* START Information shown *

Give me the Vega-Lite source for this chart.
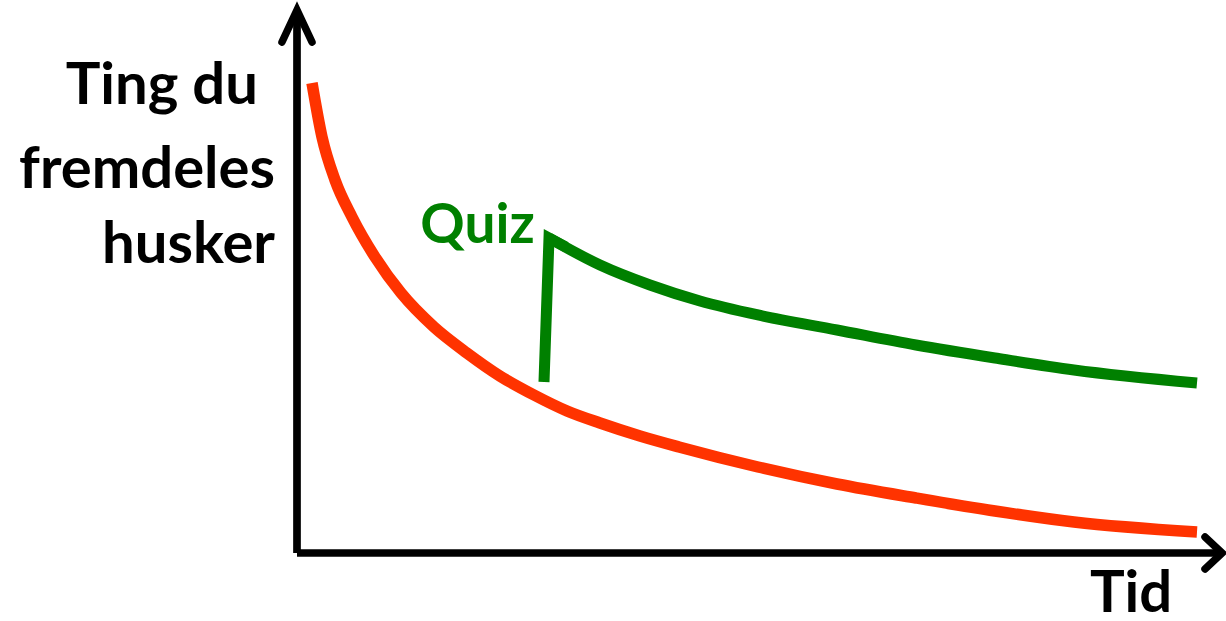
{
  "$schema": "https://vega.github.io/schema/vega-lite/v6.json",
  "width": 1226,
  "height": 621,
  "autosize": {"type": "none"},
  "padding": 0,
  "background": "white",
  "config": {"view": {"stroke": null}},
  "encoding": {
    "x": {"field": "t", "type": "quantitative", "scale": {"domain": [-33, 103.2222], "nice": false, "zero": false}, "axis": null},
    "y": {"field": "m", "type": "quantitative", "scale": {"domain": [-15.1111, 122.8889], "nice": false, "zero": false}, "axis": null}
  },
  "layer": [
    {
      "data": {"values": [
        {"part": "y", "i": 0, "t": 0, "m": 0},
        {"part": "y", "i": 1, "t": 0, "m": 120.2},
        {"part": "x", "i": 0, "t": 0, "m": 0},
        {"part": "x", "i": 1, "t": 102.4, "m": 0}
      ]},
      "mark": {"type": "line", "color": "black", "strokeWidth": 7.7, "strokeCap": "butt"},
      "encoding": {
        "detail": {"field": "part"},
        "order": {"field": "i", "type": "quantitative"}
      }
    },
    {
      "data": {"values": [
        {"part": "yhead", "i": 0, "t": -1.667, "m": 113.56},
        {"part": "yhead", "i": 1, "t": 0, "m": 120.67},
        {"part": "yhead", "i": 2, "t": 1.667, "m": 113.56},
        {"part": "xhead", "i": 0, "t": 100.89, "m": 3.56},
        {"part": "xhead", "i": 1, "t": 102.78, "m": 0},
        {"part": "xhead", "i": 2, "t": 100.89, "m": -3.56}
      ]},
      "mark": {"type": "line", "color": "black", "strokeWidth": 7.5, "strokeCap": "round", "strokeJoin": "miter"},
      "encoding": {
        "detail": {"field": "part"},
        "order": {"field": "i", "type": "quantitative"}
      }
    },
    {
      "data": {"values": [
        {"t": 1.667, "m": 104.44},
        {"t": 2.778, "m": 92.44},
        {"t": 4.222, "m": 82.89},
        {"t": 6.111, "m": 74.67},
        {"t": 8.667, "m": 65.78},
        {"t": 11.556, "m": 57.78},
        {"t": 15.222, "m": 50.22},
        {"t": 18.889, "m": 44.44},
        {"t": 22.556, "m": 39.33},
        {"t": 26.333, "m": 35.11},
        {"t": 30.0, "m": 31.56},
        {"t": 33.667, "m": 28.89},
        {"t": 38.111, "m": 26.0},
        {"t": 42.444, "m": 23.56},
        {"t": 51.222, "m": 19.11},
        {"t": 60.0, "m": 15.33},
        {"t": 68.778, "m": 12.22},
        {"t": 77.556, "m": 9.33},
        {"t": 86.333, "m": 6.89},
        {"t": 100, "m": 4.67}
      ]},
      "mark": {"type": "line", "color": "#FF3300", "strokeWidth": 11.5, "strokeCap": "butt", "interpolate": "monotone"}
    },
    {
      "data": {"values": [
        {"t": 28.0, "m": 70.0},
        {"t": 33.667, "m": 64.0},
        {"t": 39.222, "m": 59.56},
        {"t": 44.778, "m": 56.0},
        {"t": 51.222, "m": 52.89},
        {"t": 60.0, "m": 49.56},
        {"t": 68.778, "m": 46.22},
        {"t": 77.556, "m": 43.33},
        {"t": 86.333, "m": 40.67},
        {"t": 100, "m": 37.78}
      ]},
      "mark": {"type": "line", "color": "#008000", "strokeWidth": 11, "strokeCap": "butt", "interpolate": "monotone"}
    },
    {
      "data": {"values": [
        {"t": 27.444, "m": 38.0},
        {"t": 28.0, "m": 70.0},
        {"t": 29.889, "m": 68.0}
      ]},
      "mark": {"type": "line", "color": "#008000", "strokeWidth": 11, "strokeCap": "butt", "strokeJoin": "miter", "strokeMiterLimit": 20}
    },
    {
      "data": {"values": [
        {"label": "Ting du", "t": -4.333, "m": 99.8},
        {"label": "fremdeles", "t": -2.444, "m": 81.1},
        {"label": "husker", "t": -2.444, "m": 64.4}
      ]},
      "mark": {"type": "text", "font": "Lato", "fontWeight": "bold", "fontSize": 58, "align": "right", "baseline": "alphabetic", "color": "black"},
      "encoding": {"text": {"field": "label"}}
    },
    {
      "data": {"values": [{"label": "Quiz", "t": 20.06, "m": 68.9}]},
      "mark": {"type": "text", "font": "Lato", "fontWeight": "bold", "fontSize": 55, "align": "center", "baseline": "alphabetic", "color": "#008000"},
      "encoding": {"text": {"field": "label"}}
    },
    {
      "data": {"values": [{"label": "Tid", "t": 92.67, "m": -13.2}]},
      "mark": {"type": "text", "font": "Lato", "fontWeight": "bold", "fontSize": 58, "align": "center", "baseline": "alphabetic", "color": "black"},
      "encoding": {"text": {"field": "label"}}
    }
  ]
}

* END Information shown *

- _Work instructions_: Quote the listing above in full, except for the pictures.

- _Task result_:
Give me the Vega-Lite source for this chart.
{
  "$schema": "https://vega.github.io/schema/vega-lite/v6.json",
  "width": 1226,
  "height": 621,
  "autosize": {"type": "none"},
  "padding": 0,
  "background": "white",
  "config": {"view": {"stroke": null}},
  "encoding": {
    "x": {"field": "t", "type": "quantitative", "scale": {"domain": [-33, 103.2222], "nice": false, "zero": false}, "axis": null},
    "y": {"field": "m", "type": "quantitative", "scale": {"domain": [-15.1111, 122.8889], "nice": false, "zero": false}, "axis": null}
  },
  "layer": [
    {
      "data": {"values": [
        {"part": "y", "i": 0, "t": 0, "m": 0},
        {"part": "y", "i": 1, "t": 0, "m": 120.2},
        {"part": "x", "i": 0, "t": 0, "m": 0},
        {"part": "x", "i": 1, "t": 102.4, "m": 0}
      ]},
      "mark": {"type": "line", "color": "black", "strokeWidth": 7.7, "strokeCap": "butt"},
      "encoding": {
        "detail": {"field": "part"},
        "order": {"field": "i", "type": "quantitative"}
      }
    },
    {
      "data": {"values": [
        {"part": "yhead", "i": 0, "t": -1.667, "m": 113.56},
        {"part": "yhead", "i": 1, "t": 0, "m": 120.67},
        {"part": "yhead", "i": 2, "t": 1.667, "m": 113.56},
        {"part": "xhead", "i": 0, "t": 100.89, "m": 3.56},
        {"part": "xhead", "i": 1, "t": 102.78, "m": 0},
        {"part": "xhead", "i": 2, "t": 100.89, "m": -3.56}
      ]},
      "mark": {"type": "line", "color": "black", "strokeWidth": 7.5, "strokeCap": "round", "strokeJoin": "miter"},
      "encoding": {
        "detail": {"field": "part"},
        "order": {"field": "i", "type": "quantitative"}
      }
    },
    {
      "data": {"values": [
        {"t": 1.667, "m": 104.44},
        {"t": 2.778, "m": 92.44},
        {"t": 4.222, "m": 82.89},
        {"t": 6.111, "m": 74.67},
        {"t": 8.667, "m": 65.78},
        {"t": 11.556, "m": 57.78},
        {"t": 15.222, "m": 50.22},
        {"t": 18.889, "m": 44.44},
        {"t": 22.556, "m": 39.33},
        {"t": 26.333, "m": 35.11},
        {"t": 30.0, "m": 31.56},
        {"t": 33.667, "m": 28.89},
        {"t": 38.111, "m": 26.0},
        {"t": 42.444, "m": 23.56},
        {"t": 51.222, "m": 19.11},
        {"t": 60.0, "m": 15.33},
        {"t": 68.778, "m": 12.22},
        {"t": 77.556, "m": 9.33},
        {"t": 86.333, "m": 6.89},
        {"t": 100, "m": 4.67}
      ]},
      "mark": {"type": "line", "color": "#FF3300", "strokeWidth": 11.5, "strokeCap": "butt", "interpolate": "monotone"}
    },
    {
      "data": {"values": [
        {"t": 28.0, "m": 70.0},
        {"t": 33.667, "m": 64.0},
        {"t": 39.222, "m": 59.56},
        {"t": 44.778, "m": 56.0},
        {"t": 51.222, "m": 52.89},
        {"t": 60.0, "m": 49.56},
        {"t": 68.778, "m": 46.22},
        {"t": 77.556, "m": 43.33},
        {"t": 86.333, "m": 40.67},
        {"t": 100, "m": 37.78}
      ]},
      "mark": {"type": "line", "color": "#008000", "strokeWidth": 11, "strokeCap": "butt", "interpolate": "monotone"}
    },
    {
      "data": {"values": [
        {"t": 27.444, "m": 38.0},
        {"t": 28.0, "m": 70.0},
        {"t": 29.889, "m": 68.0}
      ]},
      "mark": {"type": "line", "color": "#008000", "strokeWidth": 11, "strokeCap": "butt", "strokeJoin": "miter", "strokeMiterLimit": 20}
    },
    {
      "data": {"values": [
        {"label": "Ting du", "t": -4.333, "m": 99.8},
        {"label": "fremdeles", "t": -2.444, "m": 81.1},
        {"label": "husker", "t": -2.444, "m": 64.4}
      ]},
      "mark": {"type": "text", "font": "Lato", "fontWeight": "bold", "fontSize": 58, "align": "right", "baseline": "alphabetic", "color": "black"},
      "encoding": {"text": {"field": "label"}}
    },
    {
      "data": {"values": [{"label": "Quiz", "t": 20.06, "m": 68.9}]},
      "mark": {"type": "text", "font": "Lato", "fontWeight": "bold", "fontSize": 55, "align": "center", "baseline": "alphabetic", "color": "#008000"},
      "encoding": {"text": {"field": "label"}}
    },
    {
      "data": {"values": [{"label": "Tid", "t": 92.67, "m": -13.2}]},
      "mark": {"type": "text", "font": "Lato", "fontWeight": "bold", "fontSize": 58, "align": "center", "baseline": "alphabetic", "color": "black"},
      "encoding": {"text": {"field": "label"}}
    }
  ]
}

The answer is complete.